Mr. Harris: Clause 27 deals with existing access contracts that may affect the operation of the principal Crossrail passenger services. After all, some access contracts that would have such an effect may still be in existence at the time of Royal Assent, and the clause enables them to be modified. Clause 33 also deals with the modification of access contracts. In both cases, where such modification was required, there would need to be an extensive process corresponding broadly to that set out in paragraphs 3 to 6 of schedule 4 to the Railways Act 1993. It is desirable to provide for that by means of secondary legislation, rather than adding further to the Bill. It would be subject to the annulment process in the House.

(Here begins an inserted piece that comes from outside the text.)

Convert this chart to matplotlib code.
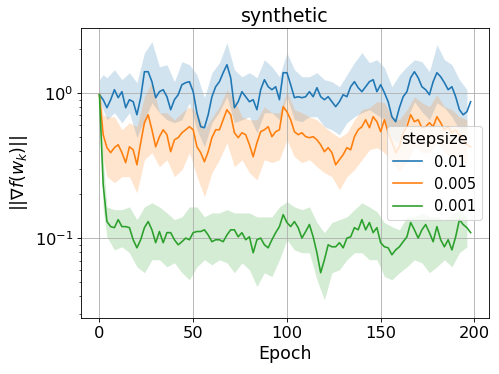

Amendments Nos. 45 and 17 would delete both provisions that enable secondary legislation to be made. That could result in an unsatisfactory, inflexible position in which existing statutory procedures may not be entirely established or transparent. If there were concerns about provisions in the secondary legislation, there is parliamentary protection, as I have described. I hope that the hon. Member for Wimbledon is satisfied with that explanation.
Stephen Hammond: As I said, this is a probing amendment. I wanted the Committee to understand why the subsections are necessary and I thank the Minister for his explanation. I beg to ask leave to withdraw the amendment.
Amendment, by leave, withdrawn.
Clause 27 ordered to stand part of the Bill.